■ Exercise: Reproduce all the lines exactly as they stand, apart from the pictures.

● ● ● ● ● ● ●

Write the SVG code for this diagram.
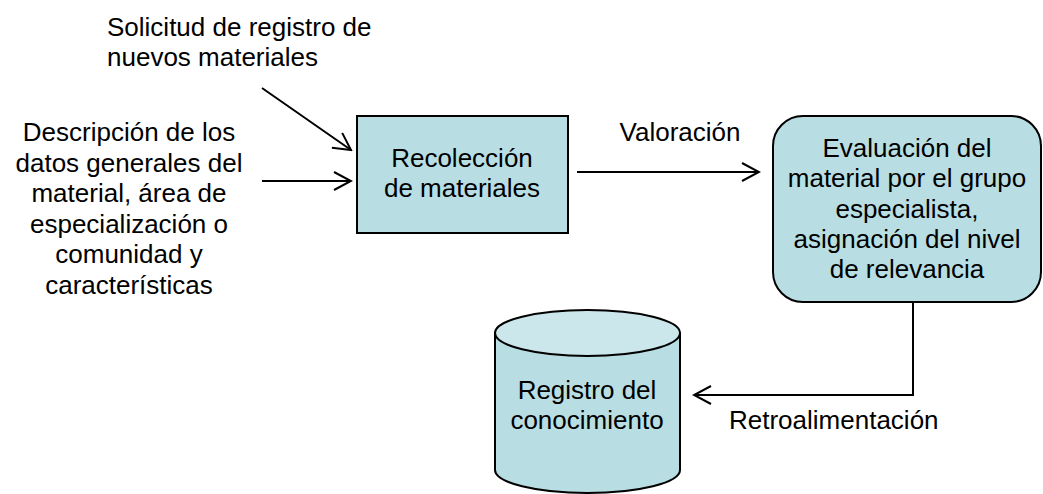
<svg xmlns="http://www.w3.org/2000/svg" width="1043" height="494" viewBox="0 0 1043 494">
  <defs>
    <style>
      text { font-family: "Liberation Sans", Arial, sans-serif; font-size: 26px; fill: #000; }
      .c { text-anchor: middle; }
      .shape { fill: #B8DEE3; stroke: #000; stroke-width: 2; }
      .top { fill: #CBE7EB; stroke: #000; stroke-width: 2; }
      .conn { fill: none; stroke: #000; stroke-width: 2; }
    </style>
    <marker id="arrow" viewBox="0 0 20 20" refX="18" refY="10" markerWidth="20" markerHeight="20" markerUnits="userSpaceOnUse" orient="auto">
      <path d="M1,1 L18,10 L1,19" fill="none" stroke="#000" stroke-width="2"/>
    </marker>
  </defs>
  <rect width="1043" height="494" fill="#fff"/>

  <g id="label-solicitud">
    <text x="107" y="36">Solicitud de registro de</text>
    <text x="107" y="66">nuevos materiales</text>
  </g>

  <g id="label-descripcion" class="c">
    <text class="c" x="129" y="141">Descripción de los</text>
    <text class="c" x="129" y="171.5">datos generales del</text>
    <text class="c" x="129" y="202">material, área de</text>
    <text class="c" x="129" y="232.5">especialización o</text>
    <text class="c" x="129" y="263">comunidad y</text>
    <text class="c" x="129" y="293.5">características</text>
  </g>

  <g id="node-recoleccion">
    <rect class="shape" x="357" y="116" width="211" height="117"/>
    <text class="c" x="462" y="167">Recolección</text>
    <text class="c" x="462" y="197">de materiales</text>
  </g>

  <g id="node-evaluacion">
    <rect class="shape" x="773" y="116" width="268" height="186" rx="30" ry="30"/>
    <text class="c" x="907" y="157">Evaluación del</text>
    <text class="c" x="907" y="187">material por el grupo</text>
    <text class="c" x="907" y="217.5">especialista,</text>
    <text class="c" x="907" y="247.5">asignación del nivel</text>
    <text class="c" x="907" y="278">de relevancia</text>
  </g>

  <g id="node-registro">
    <path class="shape" d="M495,333 L495,470 A92.5,23 0 0 0 680,470 L680,333 Z"/>
    <ellipse class="top" cx="587.5" cy="333" rx="92.5" ry="23"/>
    <text class="c" x="587" y="399">Registro del</text>
    <text class="c" x="587" y="429">conocimiento</text>
  </g>

  <g id="connectors">
    <line class="conn" x1="262" y1="88" x2="351" y2="150" marker-end="url(#arrow)"/>
    <line class="conn" x1="262" y1="181" x2="351" y2="181" marker-end="url(#arrow)"/>
    <line class="conn" x1="577" y1="172" x2="759" y2="172" marker-end="url(#arrow)"/>
    <polyline class="conn" points="913,302 913,395 694,395" marker-end="url(#arrow)"/>
  </g>

  <g id="connector-labels">
    <text class="c" x="680" y="141">Valoración</text>
    <text x="729" y="429">Retroalimentación</text>
  </g>
</svg>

● ● ● ● ● ● ●

■ Expected output:
Write the SVG code for this diagram.
<svg xmlns="http://www.w3.org/2000/svg" width="1043" height="494" viewBox="0 0 1043 494">
  <defs>
    <style>
      text { font-family: "Liberation Sans", Arial, sans-serif; font-size: 26px; fill: #000; }
      .c { text-anchor: middle; }
      .shape { fill: #B8DEE3; stroke: #000; stroke-width: 2; }
      .top { fill: #CBE7EB; stroke: #000; stroke-width: 2; }
      .conn { fill: none; stroke: #000; stroke-width: 2; }
    </style>
    <marker id="arrow" viewBox="0 0 20 20" refX="18" refY="10" markerWidth="20" markerHeight="20" markerUnits="userSpaceOnUse" orient="auto">
      <path d="M1,1 L18,10 L1,19" fill="none" stroke="#000" stroke-width="2"/>
    </marker>
  </defs>
  <rect width="1043" height="494" fill="#fff"/>

  <g id="label-solicitud">
    <text x="107" y="36">Solicitud de registro de</text>
    <text x="107" y="66">nuevos materiales</text>
  </g>

  <g id="label-descripcion" class="c">
    <text class="c" x="129" y="141">Descripción de los</text>
    <text class="c" x="129" y="171.5">datos generales del</text>
    <text class="c" x="129" y="202">material, área de</text>
    <text class="c" x="129" y="232.5">especialización o</text>
    <text class="c" x="129" y="263">comunidad y</text>
    <text class="c" x="129" y="293.5">características</text>
  </g>

  <g id="node-recoleccion">
    <rect class="shape" x="357" y="116" width="211" height="117"/>
    <text class="c" x="462" y="167">Recolección</text>
    <text class="c" x="462" y="197">de materiales</text>
  </g>

  <g id="node-evaluacion">
    <rect class="shape" x="773" y="116" width="268" height="186" rx="30" ry="30"/>
    <text class="c" x="907" y="157">Evaluación del</text>
    <text class="c" x="907" y="187">material por el grupo</text>
    <text class="c" x="907" y="217.5">especialista,</text>
    <text class="c" x="907" y="247.5">asignación del nivel</text>
    <text class="c" x="907" y="278">de relevancia</text>
  </g>

  <g id="node-registro">
    <path class="shape" d="M495,333 L495,470 A92.5,23 0 0 0 680,470 L680,333 Z"/>
    <ellipse class="top" cx="587.5" cy="333" rx="92.5" ry="23"/>
    <text class="c" x="587" y="399">Registro del</text>
    <text class="c" x="587" y="429">conocimiento</text>
  </g>

  <g id="connectors">
    <line class="conn" x1="262" y1="88" x2="351" y2="150" marker-end="url(#arrow)"/>
    <line class="conn" x1="262" y1="181" x2="351" y2="181" marker-end="url(#arrow)"/>
    <line class="conn" x1="577" y1="172" x2="759" y2="172" marker-end="url(#arrow)"/>
    <polyline class="conn" points="913,302 913,395 694,395" marker-end="url(#arrow)"/>
  </g>

  <g id="connector-labels">
    <text class="c" x="680" y="141">Valoración</text>
    <text x="729" y="429">Retroalimentación</text>
  </g>
</svg>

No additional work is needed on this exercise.